Всё остальное заняло секунды. Не уверен, что я увидел всё, что было, и понял всё, что увидел.
С лестницы ударил луч прожектора. То есть это, разумеется, был луч карманного фонаря, но для меня он был лучом морского прожектора. Луч был направлен вроде бы в сторону того, кто вошёл в дом — но в то же мгновение от вошедшего навстречу лучу метнулась тень, очень быстрая и плотная тень. И луч, столкнувшись с ней, изогнулся. Я видел именно это: изогнутый световой луч. Неуверенно потыкавшись в стены, потолок, углы — луч вдруг упёрся прямо мне в лицо. Это было подобно удару в солнечное сплетение. Я не то чтобы перестал видеть — я перестал дышать. Даже сквозь закрытые веки, даже сквозь ладонь я ощущал невыносимость света. Почти одновременно впереди и справа что-то взорвалось, меня толкнуло и бросило на колени. Защищаясь от света, я загородился обоими локтями. Алистер, бросайте оружие! — кричал кто-то сорванным фальцетом. Потом я, будто катясь с горы, повалился на бок. Боли я ещё не чувствовал, просто вся правая нога вдруг стала не моей. Отбросьте его в сторону! — продолжал вбиваться мне в уши дикий фальцет. Я отвернул голову от света и показал пустые руки. Плотная тень, та, которая изогнула луч, вдруг выпустила щупальце и потянулась ко мне. А может быть, это было не щупальце, а глаз — на хоботке, как у рака. Потому что я ощутил взгляд. Одновременно презрительный — и запоминающий. А потом щупальце убралось, втянулось, и толстяк, распластавшись по стене и прикрываясь этой тенью, сделал несколько очень ловких шагов ко входу в подвал. Луч фонаря надвинулся на меня, свет бил в лицо, как вода из шланга. Боже, это не он! — взвизгнул фальцет…

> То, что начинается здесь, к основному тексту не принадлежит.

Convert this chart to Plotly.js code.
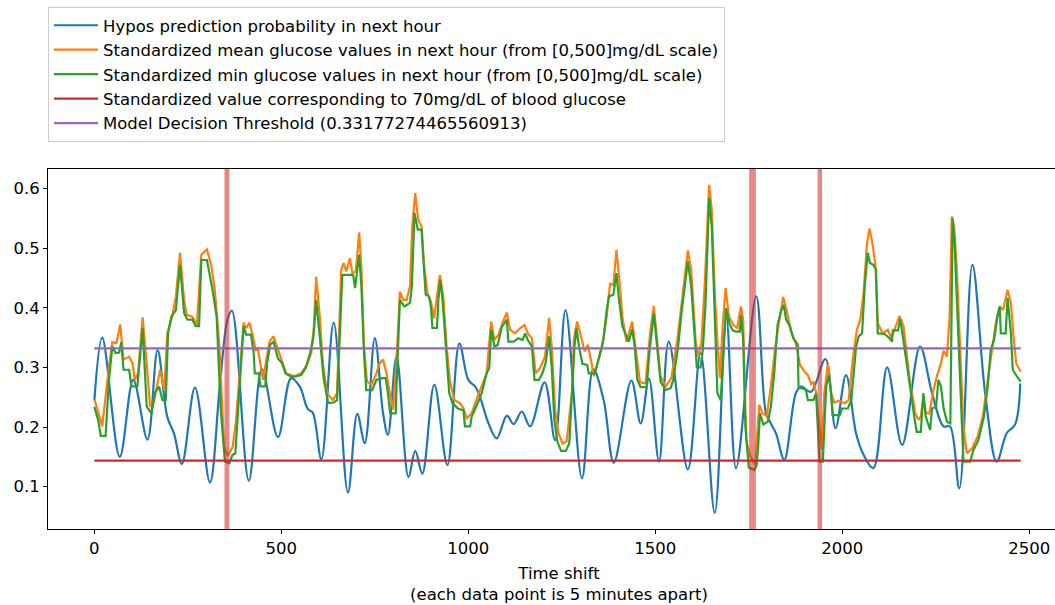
<!DOCTYPE html>
<html>
<head>
<meta charset="utf-8">
<script src="https://cdn.plot.ly/plotly-3.0.1.min.js"></script>
<style>
html,body{margin:0;padding:0;overflow:hidden;background:#fff;}
#chart{width:1075px;height:605px;}
</style>
</head>
<body>
<div id="chart"></div>
<script>
// Hypo prediction probability (blue)
const probX = [0,21,68,104,142,169,195,213,234,269,309,335,356,368,413,448,491,526,549,571,584,607,640,678,703,723,750,772,785,808,840,858,877,909,944,976,1000,1018,1031,1054,1076,1103,1121,1143,1165,1204,1232,1260,1304,1334,1362,1389,1436,1461,1483,1510,1536,1587,1621,1659,1690,1716,1770,1796,1809,1823,1845,1876,1890,1916,1955,1982,2010,2037,2055,2083,2120,2160,2208,2240,2271,2288,2313,2348,2382,2413,2440,2462,2476];
const probY = [0.245,0.350,0.150,0.279,0.179,0.329,0.217,0.189,0.138,0.266,0.107,0.265,0.380,0.395,0.110,0.297,0.183,0.282,0.268,0.230,0.224,0.146,0.375,0.090,0.222,0.173,0.349,0.223,0.187,0.318,0.116,0.160,0.122,0.271,0.136,0.340,0.279,0.268,0.251,0.206,0.181,0.219,0.205,0.226,0.201,0.275,0.178,0.396,0.114,0.297,0.245,0.140,0.278,0.206,0.281,0.142,0.343,0.129,0.324,0.056,0.383,0.131,0.419,0.223,0.206,0.189,0.145,0.257,0.268,0.259,0.314,0.198,0.287,0.189,0.156,0.131,0.300,0.170,0.335,0.257,0.201,0.201,0.097,0.472,0.257,0.142,0.190,0.204,0.273];

// Standardized mean glucose (orange)
const meanX = [0,21,39,48,59,69,78,93,102,108,117,129,139,149,160,176,187,195,209,218,229,240,247,262,274,286,301,313,322,334,347,357,370,379,388,399,406,415,424,431,437,444,451,460,468,479,488,500,513,535,553,568,580,587,593,602,611,622,638,649,654,660,667,674,683,690,699,708,714,721,729,741,754,763,772,781,790,799,808,817,826,835,844,850,858,866,875,882,891,900,908,917,924,933,942,951,963,978,987,996,1009,1023,1036,1049,1061,1070,1081,1091,1103,1112,1125,1139,1150,1161,1170,1180,1192,1205,1216,1223,1232,1241,1252,1263,1277,1282,1291,1302,1311,1320,1327,1336,1346,1358,1370,1379,1388,1396,1404,1412,1423,1438,1447,1459,1474,1486,1496,1505,1514,1528,1543,1559,1572,1587,1596,1608,1615,1623,1632,1644,1651,1659,1668,1673,1680,1688,1697,1709,1719,1729,1735,1743,1753,1768,1774,1778,1787,1798,1809,1821,1832,1842,1851,1863,1876,1887,1899,1908,1917,1923,1930,1939,1945,1952,1961,1970,1979,1992,2006,2017,2028,2039,2048,2057,2066,2073,2082,2089,2095,2108,2122,2131,2142,2153,2164,2173,2182,2190,2195,2204,2210,2217,2224,2233,2242,2253,2264,2271,2280,2287,2293,2299,2306,2315,2324,2333,2347,2362,2376,2389,2400,2412,2421,2430,2442,2451,2458,2465,2477];
const meanY = [0.247,0.201,0.301,0.342,0.341,0.372,0.313,0.318,0.307,0.279,0.290,0.384,0.313,0.234,0.245,0.296,0.262,0.357,0.388,0.419,0.492,0.413,0.388,0.385,0.371,0.489,0.498,0.469,0.430,0.340,0.167,0.152,0.167,0.212,0.285,0.375,0.366,0.375,0.352,0.329,0.332,0.307,0.279,0.313,0.343,0.352,0.335,0.313,0.290,0.285,0.290,0.304,0.324,0.368,0.452,0.391,0.307,0.257,0.245,0.257,0.368,0.464,0.475,0.461,0.483,0.458,0.461,0.526,0.469,0.335,0.276,0.271,0.290,0.307,0.313,0.290,0.257,0.229,0.313,0.427,0.413,0.413,0.436,0.536,0.592,0.547,0.536,0.469,0.424,0.410,0.382,0.419,0.455,0.419,0.335,0.276,0.245,0.240,0.231,0.215,0.223,0.248,0.268,0.290,0.377,0.346,0.355,0.374,0.392,0.363,0.357,0.366,0.371,0.355,0.349,0.290,0.299,0.318,0.383,0.335,0.229,0.190,0.172,0.176,0.257,0.346,0.377,0.352,0.327,0.338,0.313,0.285,0.307,0.335,0.385,0.440,0.438,0.497,0.447,0.385,0.343,0.377,0.335,0.275,0.273,0.357,0.403,0.346,0.285,0.268,0.282,0.346,0.413,0.496,0.464,0.343,0.318,0.340,0.436,0.606,0.564,0.424,0.324,0.282,0.368,0.433,0.385,0.371,0.366,0.402,0.380,0.178,0.153,0.136,0.201,0.237,0.223,0.218,0.268,0.335,0.380,0.418,0.396,0.360,0.340,0.304,0.293,0.287,0.272,0.276,0.257,0.201,0.162,0.257,0.306,0.257,0.241,0.244,0.240,0.245,0.313,0.363,0.380,0.424,0.508,0.533,0.503,0.469,0.374,0.357,0.363,0.349,0.369,0.386,0.369,0.315,0.270,0.245,0.223,0.212,0.218,0.251,0.223,0.223,0.257,0.285,0.307,0.328,0.318,0.385,0.553,0.536,0.469,0.335,0.201,0.156,0.164,0.184,0.218,0.279,0.329,0.380,0.402,0.396,0.430,0.408,0.352,0.307,0.293];

// Standardized min glucose (green)
const minX = [0,10,17,30,39,48,57,66,72,78,93,99,115,129,140,153,162,173,182,191,197,206,218,229,240,249,262,271,280,286,301,309,316,327,338,349,361,369,377,386,394,399,406,419,426,429,440,444,457,462,470,479,491,502,511,526,538,553,565,577,586,593,602,613,625,640,649,658,663,678,692,697,708,714,721,727,743,754,770,779,785,791,806,808,817,829,844,849,856,865,875,881,886,895,900,904,916,920,925,931,940,949,957,972,987,991,1005,1009,1023,1036,1049,1056,1061,1070,1079,1089,1103,1107,1121,1134,1145,1152,1159,1170,1177,1189,1198,1207,1216,1223,1230,1238,1248,1261,1270,1275,1284,1289,1296,1305,1318,1322,1338,1345,1354,1361,1370,1376,1388,1396,1403,1412,1421,1429,1438,1445,1452,1461,1477,1484,1496,1505,1514,1528,1541,1548,1561,1570,1587,1596,1605,1611,1621,1627,1634,1639,1644,1651,1659,1666,1675,1682,1689,1698,1707,1716,1726,1729,1735,1741,1750,1765,1771,1775,1780,1789,1801,1809,1818,1827,1836,1843,1850,1860,1869,1881,1883,1894,1903,1908,1923,1930,1934,1939,1948,1952,1957,1964,1970,1974,1994,1999,2015,2024,2030,2037,2044,2053,2060,2068,2074,2083,2090,2095,2113,2126,2133,2135,2149,2155,2162,2171,2181,2186,2192,2199,2210,2217,2223,2235,2240,2251,2257,2264,2271,2280,2289,2291,2295,2300,2308,2317,2324,2342,2351,2364,2379,2389,2397,2406,2415,2421,2424,2437,2442,2451,2456,2467,2477];
const minY = [0.234,0.212,0.185,0.185,0.279,0.335,0.324,0.325,0.342,0.296,0.296,0.268,0.268,0.366,0.234,0.223,0.257,0.268,0.245,0.245,0.357,0.385,0.396,0.472,0.391,0.380,0.380,0.369,0.369,0.480,0.480,0.455,0.430,0.385,0.229,0.142,0.139,0.153,0.156,0.245,0.313,0.369,0.355,0.355,0.324,0.290,0.290,0.268,0.268,0.307,0.338,0.343,0.315,0.307,0.290,0.284,0.285,0.287,0.299,0.324,0.352,0.413,0.357,0.282,0.240,0.241,0.245,0.385,0.455,0.455,0.455,0.433,0.489,0.436,0.324,0.262,0.262,0.279,0.282,0.282,0.257,0.223,0.223,0.268,0.413,0.402,0.408,0.436,0.559,0.531,0.531,0.469,0.422,0.419,0.402,0.366,0.366,0.413,0.447,0.413,0.329,0.257,0.241,0.231,0.228,0.201,0.201,0.218,0.237,0.257,0.290,0.299,0.363,0.335,0.338,0.367,0.380,0.343,0.343,0.349,0.346,0.357,0.346,0.335,0.279,0.279,0.290,0.308,0.352,0.301,0.212,0.176,0.160,0.160,0.173,0.234,0.335,0.366,0.335,0.306,0.304,0.290,0.290,0.306,0.329,0.346,0.396,0.419,0.422,0.458,0.413,0.369,0.355,0.343,0.364,0.335,0.279,0.267,0.267,0.324,0.391,0.329,0.276,0.262,0.265,0.279,0.335,0.391,0.478,0.436,0.357,0.300,0.300,0.329,0.402,0.503,0.584,0.536,0.380,0.257,0.245,0.313,0.399,0.374,0.362,0.360,0.360,0.388,0.346,0.201,0.132,0.128,0.136,0.167,0.223,0.204,0.209,0.234,0.290,0.371,0.394,0.405,0.380,0.369,0.349,0.338,0.265,0.265,0.262,0.245,0.245,0.257,0.201,0.142,0.142,0.201,0.268,0.287,0.257,0.220,0.220,0.231,0.231,0.245,0.290,0.335,0.352,0.357,0.436,0.492,0.475,0.472,0.464,0.357,0.356,0.349,0.343,0.362,0.362,0.381,0.352,0.310,0.265,0.243,0.220,0.192,0.192,0.257,0.218,0.195,0.231,0.234,0.279,0.268,0.231,0.209,0.206,0.313,0.550,0.514,0.396,0.245,0.142,0.142,0.162,0.178,0.218,0.268,0.329,0.346,0.385,0.402,0.357,0.357,0.416,0.357,0.296,0.285,0.276];

// Constant reference levels
const levelX = [0, 2477];
const hypoLevel = 0.1436;
const decisionThreshold = 0.33177274465560913;

// Actual hypo events (vertical bands)
const hypoStart = [348, 1751, 1934];
const hypoEnd = [361, 1769, 1946];

const labels = [
  'Hypos prediction probability in next hour',
  'Standardized mean glucose values in next hour (from [0,500]mg/dL scale)',
  'Standardized min glucose values in next hour (from [0,500]mg/dL scale)',
  'Standardized value corresponding to 70mg/dL of blood glucose',
  'Model Decision Threshold (0.33177274465560913)'
];
const colors = ['#1f77b4','#ff7f0e','#2ca02c','#d62728','#9467bd'];

const traces = [
  {x: probX, y: probY, mode:'lines', name: labels[0], line:{color:colors[0], width:2.2, shape:'spline', smoothing:1}},
  {x: meanX, y: meanY, mode:'lines', name: labels[1], line:{color:colors[1], width:2.2}},
  {x: minX, y: minY, mode:'lines', name: labels[2], line:{color:colors[2], width:2.2}},
  {x: levelX, y: levelX.map(() => hypoLevel), mode:'lines', name: labels[3], line:{color:colors[3], width:2.2}},
  {x: levelX, y: levelX.map(() => decisionThreshold), mode:'lines', name: labels[4], line:{color:colors[4], width:2.2}}
];

const shapes = hypoStart.map((s, i) => ({
  type:'rect', xref:'x', yref:'paper', x0:s, x1:hypoEnd[i], y0:0, y1:1,
  fillcolor:'rgba(214,39,40,0.55)', line:{width:0}, layer:'above'
}));

const font = {family:'DejaVu Sans, sans-serif', size:16.5, color:'#000'};

const layout = {
  width:1075, height:605,
  margin:{l:48, r:5, t:169, b:76},
  paper_bgcolor:'#fff', plot_bgcolor:'#fff',
  font: font,
  showlegend:true,
  legend:{x:0, y:1.45, xanchor:'left', yanchor:'top', bordercolor:'#cccccc', borderwidth:1, bgcolor:'#fff', font:font, itemwidth:44, tracegroupgap:0},
  xaxis:{range:[-124, 2609], tick0:0, dtick:500, ticks:'outside', ticklen:4, tickcolor:'#000',
    showline:true, linecolor:'#000', linewidth:1, mirror:true, showgrid:false, zeroline:false,
    tickfont:font, title:{text:'Time shift<br>(each data point is 5 minutes apart)', font:font, standoff:10}},
  yaxis:{range:[0.029, 0.6326], tick0:0, dtick:0.1, tickformat:'.1f', ticks:'outside', ticklen:4, tickcolor:'#000',
    showline:true, linecolor:'#000', linewidth:1, mirror:true, showgrid:false, zeroline:false, tickfont:font},
  shapes: shapes
};

Plotly.newPlot('chart', traces, layout, {displayModeBar:false, staticPlot:true});
</script>
</body>
</html>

Потом, когда меня грузили в машину — с наскоро и не очень умело наложенным турникетом, с бесчисленными извинениями и заверениями, что виновник понесёт и так далее, я вдруг снова ощутил на себе тот взгляд — презрительный, холодный, внимательный, торжествующий — навсегда сочленившийся в моей памяти с вонью мёртвой кошки. Наверное, носитель странной тени подошёл полюбопытствовать, как тут я — но обломившиеся на мне агенты «Интеллидженс сервис» его почему-то не заметили.
На другой день у меня прошла раневая лихорадка — а через неделю я сменил врача, госпиталь, а заодно и страну, дабы не выделяться на общем фоне (поскольку уже ни леопард, ни монокль, ни даже муравьед на поводке не смогли бы скомпенсировать профессионально-хищный врачебный интерес).
Впрочем, хромота продержалась почти год.
И тот взгляд — он временами возвращался, редко, потом совсем редко, но никогда не позволял о себе забыть… хотя забыть мне очень хотелось.